EXERCISE DIRECTIONS:
The material below holds a span beginning at the line with "The picture is" and ending at the line with "1536, 1926, 2960];". Quote that span exactly, both ends included, and only that span.
-- begin DATA SECTION --
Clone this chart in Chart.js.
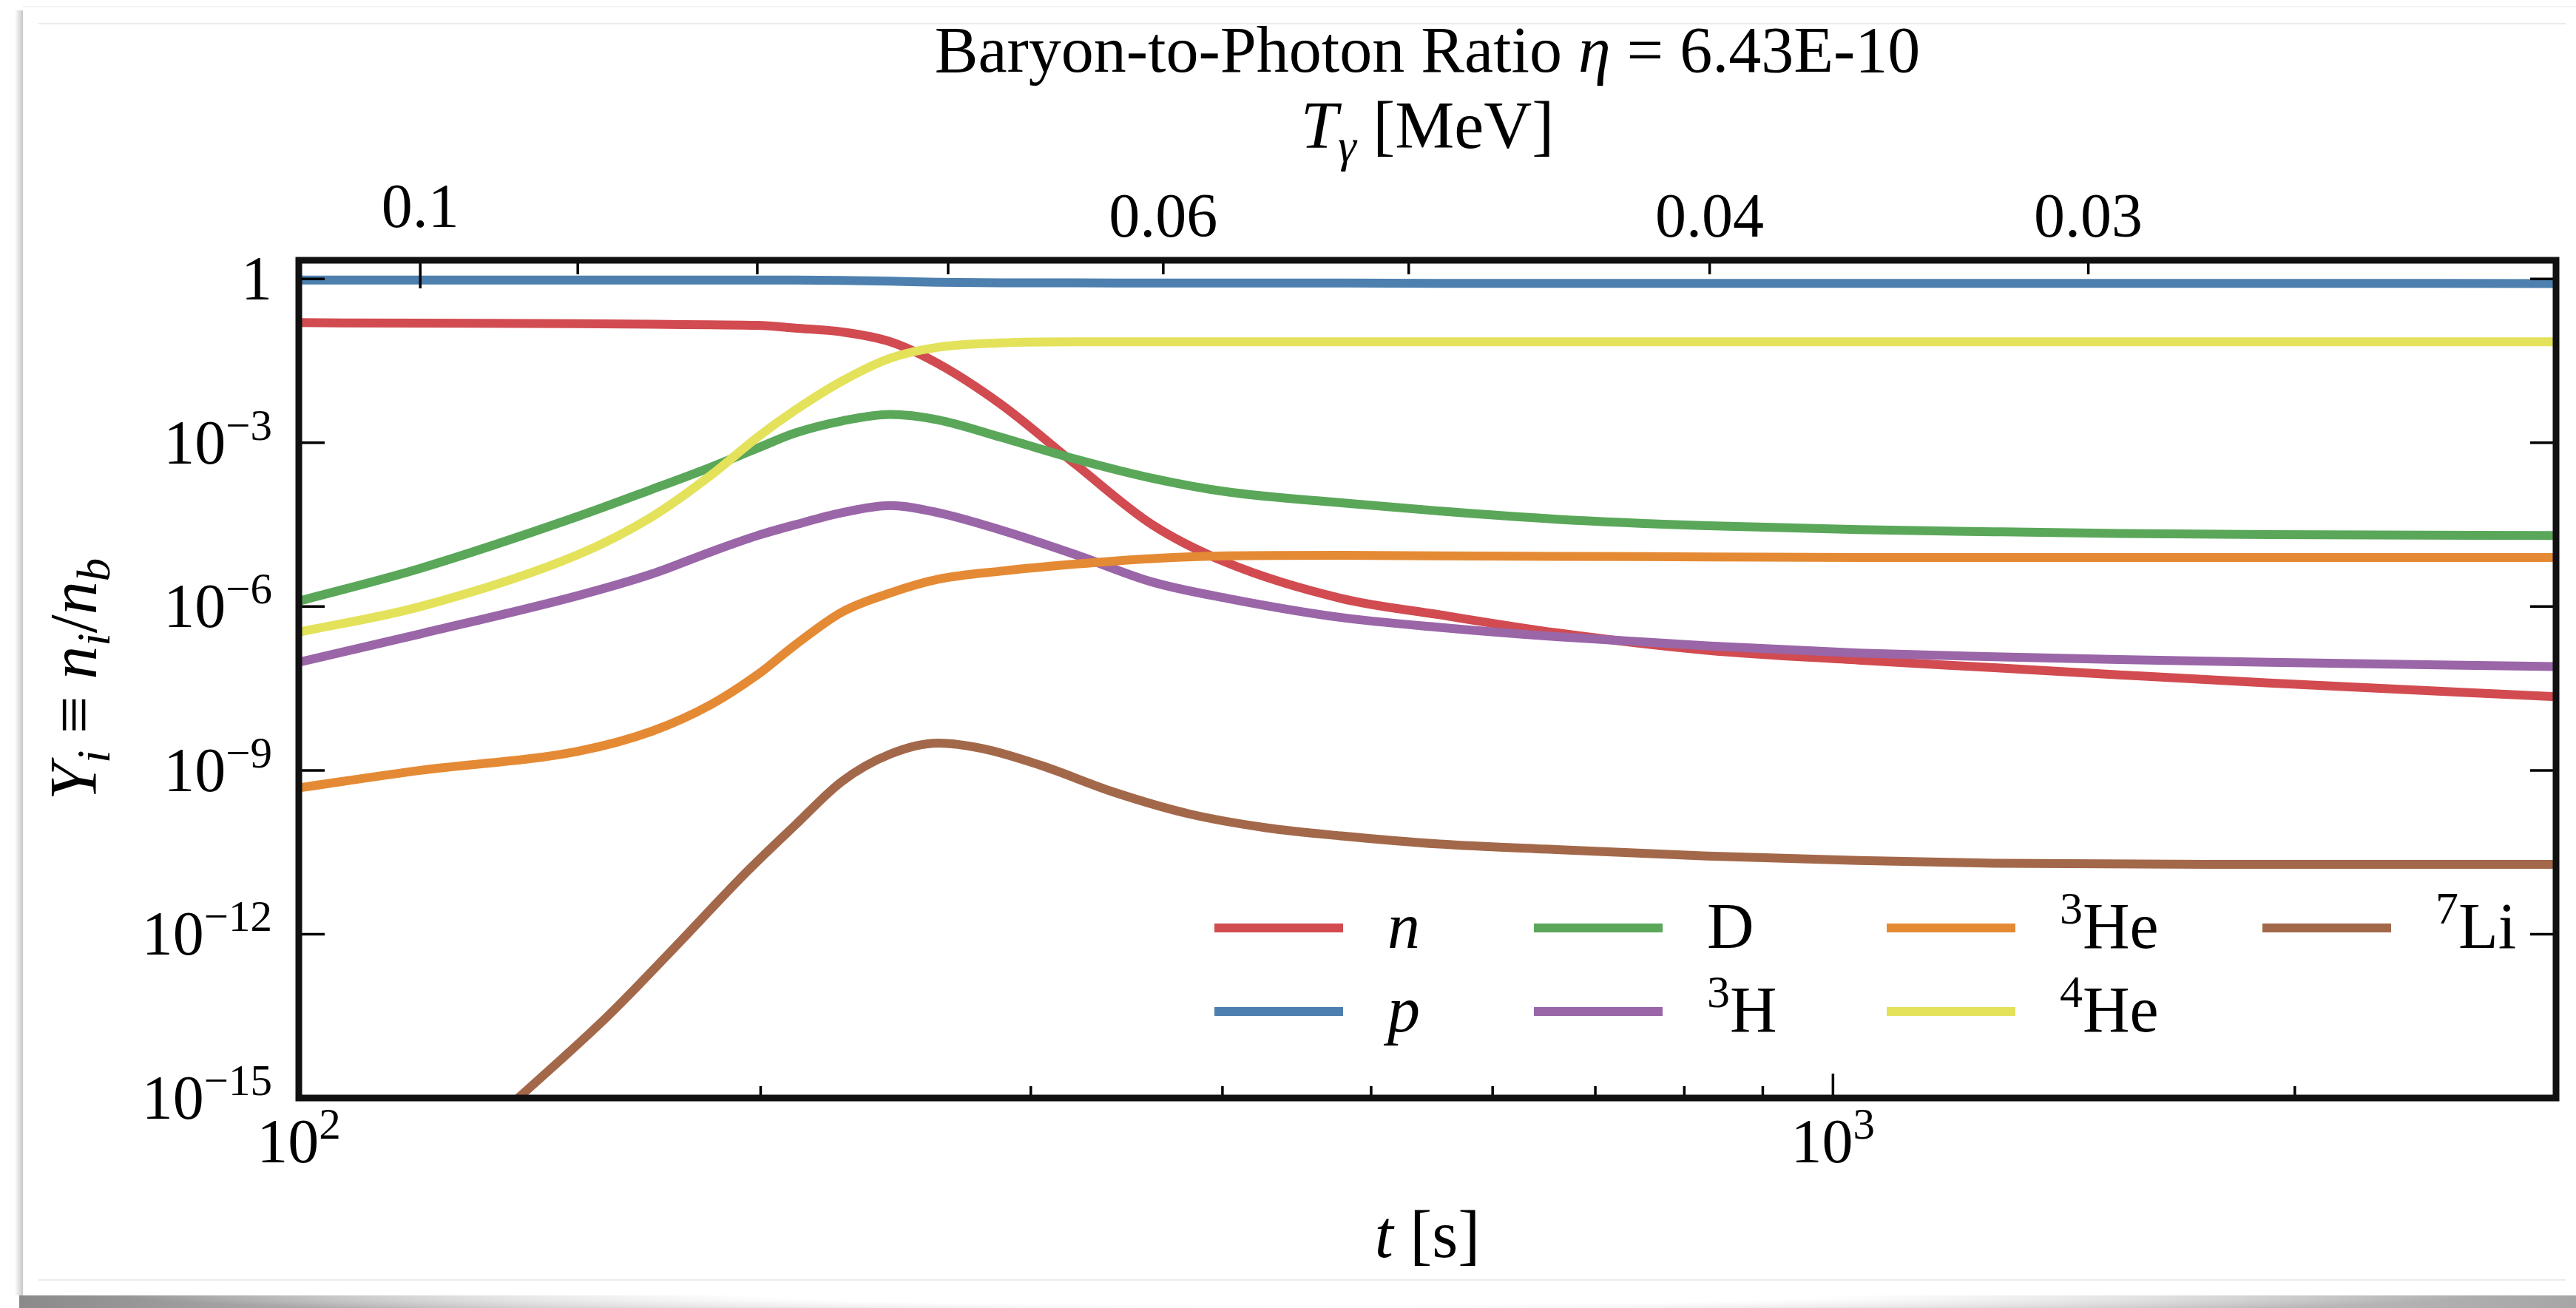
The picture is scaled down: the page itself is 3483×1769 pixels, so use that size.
<!DOCTYPE html>
<html>
<head>
<meta charset="utf-8">
<title>BBN abundances</title>
<script src="https://cdn.jsdelivr.net/npm/chart.js@4.4.1/dist/chart.umd.min.js"></script>
<style>
  html, body { margin: 0; padding: 0; background: #fff; }
  body { position: relative; width: 3483px; height: 1769px; overflow: hidden; }
  .edge-left { position: absolute; left: 20px; top: 14px; width: 11px; height: 1738px;
    background: linear-gradient(to right, rgba(0,0,0,0), rgba(0,0,0,0.22)); }
  .edge-top { position: absolute; left: 31px; right: 0; top: 8px; height: 2px; background: #f3f3f3; }
  .rule { position: absolute; left: 52px; right: 14px; height: 2px; background: #ebebeb; }
  .rule.top { top: 31px; }
  .rule.bottom { top: 1730px; }
  .edge-bottom { position: absolute; left: 26px; right: 0; top: 1752px; height: 17px;
    background:
      radial-gradient(ellipse 46% 170% at 50% 0%, #fff 45%, rgba(255,255,255,0) 100%),
      linear-gradient(to right, #8a8a8a, #c4c4c4 20%, #f2f2f2 50%, #cacaca 80%, #a6a6a6); }
  canvas { position: absolute; left: 0; top: 0; }
</style>
</head>
<body>
<div class="edge-left"></div>
<div class="edge-top"></div>
<div class="rule top"></div>
<div class="rule bottom"></div>
<div class="edge-bottom"></div>
<canvas id="bbn" width="3483" height="1769"></canvas>

<script>
// time grid [s] shared by n, p, D, 3H, 3He, 4He
const timeS = [100, 120, 152, 170, 185.5, 199, 210.7, 226, 243, 261, 287, 321, 360, 403, 478, 554, 660, 828, 1039, 1274, 1536, 1926, 2960];

// log10 of Y_i = n_i / n_b
const logN   = [-0.80, -0.81, -0.82, -0.83, -0.84, -0.85, -0.90, -0.97, -1.15, -1.55, -2.30, -3.40, -4.50, -5.20, -5.85, -6.15, -6.48, -6.80, -6.98, -7.12, -7.25, -7.40, -7.65];
const logP   = [-0.02, -0.02, -0.02, -0.02, -0.02, -0.02, -0.02, -0.025, -0.04, -0.06, -0.07, -0.07, -0.075, -0.075, -0.075, -0.08, -0.08, -0.08, -0.08, -0.08, -0.08, -0.08, -0.085];
const logD   = [-5.90, -5.30, -4.35, -3.85, -3.45, -3.10, -2.82, -2.60, -2.48, -2.58, -2.90, -3.30, -3.65, -3.90, -4.10, -4.25, -4.40, -4.52, -4.59, -4.63, -4.66, -4.68, -4.70];
const logH3  = [-7.02, -6.50, -5.80, -5.40, -5.00, -4.70, -4.50, -4.28, -4.15, -4.28, -4.60, -5.05, -5.55, -5.85, -6.20, -6.38, -6.55, -6.72, -6.85, -6.92, -6.97, -7.02, -7.10];
const logHe3 = [-9.32, -9.00, -8.65, -8.28, -7.80, -7.25, -6.70, -6.10, -5.75, -5.50, -5.35, -5.22, -5.12, -5.07, -5.06, -5.07, -5.08, -5.09, -5.10, -5.10, -5.10, -5.10, -5.10];
const logHe4 = [-6.47, -6.00, -5.05, -4.35, -3.60, -2.90, -2.40, -1.87, -1.45, -1.25, -1.17, -1.15, -1.15, -1.15, -1.15, -1.15, -1.15, -1.15, -1.15, -1.15, -1.15, -1.15, -1.15];

// 7Li has its own grid, it climbs in from below 1e-15
const timeLi = [120, 139, 159, 175, 196, 210.7, 226, 243, 261, 279, 304, 340, 381, 427, 478, 554, 660, 828, 1039, 1274, 1926, 2960];
const logLi7 = [-16.6, -15.0, -13.5, -12.3, -10.85, -10.0, -9.20, -8.70, -8.50, -8.60, -8.90, -9.40, -9.80, -10.05, -10.20, -10.35, -10.45, -10.57, -10.65, -10.70, -10.72, -10.72];

// top axis: photon temperature [MeV] and the time where each tick sits
const tempTicks    = [0.1, 0.09, 0.08, 0.07, 0.06, 0.05, 0.04, 0.03];
const tempTickTime = [120, 152, 199, 265, 366, 529, 831, 1467];
const tempTickText = ['0.1', '', '', '', '0.06', '', '0.04', '0.03'];

// bottom / left axis ticks
const timeTicks = [100, 200, 300, 400, 500, 600, 700, 800, 900, 1000, 2000];
const timeMajor = [100, 1000];
const yTicks    = [1e-15, 1e-12, 1e-9, 1e-6, 1e-3, 1];

const T_MIN = 100, T_MAX = 2960, Y_MIN = 1e-15, Y_MAX = 2.2;

const SERIF = '"Liberation Serif", "DejaVu Serif", serif';

// species in legend order (column-major: n p | D 3H | 3He 4He | 7Li)
const species = [
  { key: 'n',   t: timeS,  v: logN,   color: '#d14b50', label: [{ t: 'n', it: true }] },
  { key: 'p',   t: timeS,  v: logP,   color: '#4d80ae', label: [{ t: 'p', it: true }] },
  { key: 'D',   t: timeS,  v: logD,   color: '#5aa75a', label: [{ t: 'D' }] },
  { key: 'H3',  t: timeS,  v: logH3,  color: '#9a66a8', label: [{ t: '3', sup: true }, { t: 'H' }] },
  { key: 'He3', t: timeS,  v: logHe3, color: '#e58a34', label: [{ t: '3', sup: true }, { t: 'He' }] },
  { key: 'He4', t: timeS,  v: logHe4, color: '#e3e25a', label: [{ t: '4', sup: true }, { t: 'He' }] },
  { key: 'Li7', t: timeLi, v: logLi7, color: '#a3684a', label: [{ t: '7', sup: true }, { t: 'Li' }] }
];

function toPoints(t, v) {
  return t.map((x, i) => ({ x: x, y: Math.pow(10, v[i]) }));
}

const datasets = species.map((s, i) => ({
  label: s.key,
  data: toPoints(s.t, s.v),
  borderColor: s.color,
  backgroundColor: s.color,
  borderWidth: 12,
  pointRadius: 0,
  fill: false,
  cubicInterpolationMode: 'monotone',
  order: -i   // later species drawn on top
}));

// ---- text helpers (mixed italic / super- / subscripts) ----
function fontOf(px, italic) {
  return (italic ? 'italic ' : '') + Math.round(px) + 'px ' + SERIF;
}

function drawRich(ctx, parts, x, y, size, align) {
  const runs = parts.map(p => {
    const small = p.sup || p.sub;
    const font = fontOf(small ? size * 0.7 : size, p.it);
    ctx.font = font;
    return {
      text: p.t, font: font,
      w: ctx.measureText(p.t).width,
      dy: p.sup ? -0.38 * size : (p.sub ? 0.2 * size : 0)
    };
  });
  const total = runs.reduce((s, r) => s + r.w, 0);
  let cx = align === 'center' ? x - total / 2 : (align === 'right' ? x - total : x);
  ctx.textAlign = 'left';
  ctx.textBaseline = 'alphabetic';
  runs.forEach(r => {
    ctx.font = r.font;
    ctx.fillText(r.text, cx, y + r.dy);
    cx += r.w;
  });
}

function powerLabel(v) {
  const e = Math.round(Math.log10(v));
  if (e === 0) return [{ t: '1' }];
  return [{ t: '10' }, { t: (e < 0 ? '\u2212' : '') + Math.abs(e), sup: true }];
}

// frame, inward ticks, tick labels, axis titles and legend
const frameAndLabels = {
  id: 'frameAndLabels',
  afterDatasetsDraw(chart) {
    const { ctx, chartArea: a, scales } = chart;
    const cx = (a.left + a.right) / 2;
    ctx.save();
    ctx.fillStyle = '#000';
    ctx.strokeStyle = '#000';
    ctx.lineWidth = 3.5;
    const seg = (x1, y1, x2, y2) => {
      ctx.beginPath(); ctx.moveTo(x1, y1); ctx.lineTo(x2, y2); ctx.stroke();
    };

    // bottom axis: t [s]
    scales.x.ticks.forEach(tk => {
      const x = scales.x.getPixelForValue(tk.value);
      seg(x, a.bottom, x, a.bottom - (tk.major ? 33 : 16));
      if (tk.major) drawRich(ctx, powerLabel(tk.value), x, a.bottom + 87, 84, 'center');
    });

    // top axis: T_gamma [MeV]
    scales.xT.ticks.forEach((tk, i) => {
      const x = scales.xT.getPixelForValue(tk.value);
      seg(x, a.top, x, a.top + (tk.major ? 38 : 19));
      const text = tempTickText[i];
      if (text) drawRich(ctx, [{ t: text }], x, a.top - (tk.major ? 45 : 32), 84, 'center');
    });

    // left / right axis: Y_i
    scales.y.ticks.forEach(tk => {
      const y = scales.y.getPixelForValue(tk.value);
      seg(a.left, y, a.left + 35, y);
      seg(a.right, y, a.right - 35, y);
      drawRich(ctx, powerLabel(tk.value), a.left - 36, y + 0.33 * 84, 84, 'right');
    });

    // frame
    ctx.lineWidth = 9;
    ctx.strokeStyle = '#111';
    ctx.strokeRect(a.left, a.top, a.right - a.left, a.bottom - a.top);

    // titles
    drawRich(ctx, [{ t: 'Baryon-to-Photon Ratio ' }, { t: '\u03b7', it: true }, { t: ' = 6.43E-10' }],
      cx, a.top - 255, 88, 'center');
    drawRich(ctx, [{ t: 'T', it: true }, { t: '\u03b3', it: true, sub: true }, { t: ' [MeV]' }],
      cx, a.top - 152, 90, 'center');
    drawRich(ctx, [{ t: 't', it: true }, { t: ' [s]' }], cx, a.bottom + 215, 90, 'center');

    ctx.save();
    ctx.translate(a.left - 274, (a.top + a.bottom) / 2);
    ctx.rotate(-Math.PI / 2);
    drawRich(ctx, [
      { t: 'Y', it: true }, { t: 'i', it: true, sub: true }, { t: ' \u2261 ' },
      { t: 'n', it: true }, { t: 'i', it: true, sub: true }, { t: '/' },
      { t: 'n', it: true }, { t: 'b', it: true, sub: true }
    ], 0, 0, 90, 'center');
    ctx.restore();

    // legend: 4 columns, 2 rows, filled column by column
    const colX = [a.right - 1814, a.right - 1382, a.right - 905, a.right - 397];
    const rowY = [a.bottom - 230, a.bottom - 117];
    ctx.lineWidth = 12;
    ctx.lineCap = 'butt';
    species.forEach((s, i) => {
      const col = Math.floor(i / 2), row = i % 2;
      const x = colX[col], y = rowY[row];
      ctx.strokeStyle = s.color;
      seg(x, y, x + 174, y);
      drawRich(ctx, s.label, x + 234, y + 27, 88, 'left');
    });
    ctx.restore();
  }
};

new Chart(document.getElementById('bbn'), {
  type: 'line',
  data: { datasets: datasets },
  options: {
    responsive: false,
    animation: false,
    events: [],
    layout: { padding: { left: 404, top: 352, right: 27, bottom: 284 } },
    plugins: {
      legend: { display: false },
      title: { display: false },
      tooltip: { enabled: false }
    },
    scales: {
      x: {
        type: 'logarithmic', min: T_MIN, max: T_MAX, display: false,
        afterBuildTicks: s => {
          s.ticks = timeTicks.map(v => ({ value: v, major: timeMajor.includes(v) }));
        }
      },
      xT: {
        type: 'logarithmic', position: 'top', min: T_MIN, max: T_MAX, display: false,
        afterBuildTicks: s => {
          s.ticks = tempTickTime.map((v, i) => ({
            value: v,
            major: Math.abs(Math.log10(tempTicks[i]) - Math.round(Math.log10(tempTicks[i]))) < 1e-9
          }));
        }
      },
      y: {
        type: 'logarithmic', min: Y_MIN, max: Y_MAX, display: false,
        afterBuildTicks: s => {
          s.ticks = yTicks.map(v => ({ value: v, major: true }));
        }
      }
    }
  },
  plugins: [frameAndLabels]
});
</script>
</body>
</html>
-- end DATA SECTION --
OUTPUT:
The picture is scaled down: the page itself is 3483×1769 pixels, so use that size.
<!DOCTYPE html>
<html>
<head>
<meta charset="utf-8">
<title>BBN abundances</title>
<script src="https://cdn.jsdelivr.net/npm/chart.js@4.4.1/dist/chart.umd.min.js"></script>
<style>
  html, body { margin: 0; padding: 0; background: #fff; }
  body { position: relative; width: 3483px; height: 1769px; overflow: hidden; }
  .edge-left { position: absolute; left: 20px; top: 14px; width: 11px; height: 1738px;
    background: linear-gradient(to right, rgba(0,0,0,0), rgba(0,0,0,0.22)); }
  .edge-top { position: absolute; left: 31px; right: 0; top: 8px; height: 2px; background: #f3f3f3; }
  .rule { position: absolute; left: 52px; right: 14px; height: 2px; background: #ebebeb; }
  .rule.top { top: 31px; }
  .rule.bottom { top: 1730px; }
  .edge-bottom { position: absolute; left: 26px; right: 0; top: 1752px; height: 17px;
    background:
      radial-gradient(ellipse 46% 170% at 50% 0%, #fff 45%, rgba(255,255,255,0) 100%),
      linear-gradient(to right, #8a8a8a, #c4c4c4 20%, #f2f2f2 50%, #cacaca 80%, #a6a6a6); }
  canvas { position: absolute; left: 0; top: 0; }
</style>
</head>
<body>
<div class="edge-left"></div>
<div class="edge-top"></div>
<div class="rule top"></div>
<div class="rule bottom"></div>
<div class="edge-bottom"></div>
<canvas id="bbn" width="3483" height="1769"></canvas>

<script>
// time grid [s] shared by n, p, D, 3H, 3He, 4He
const timeS = [100, 120, 152, 170, 185.5, 199, 210.7, 226, 243, 261, 287, 321, 360, 403, 478, 554, 660, 828, 1039, 1274, 1536, 1926, 2960];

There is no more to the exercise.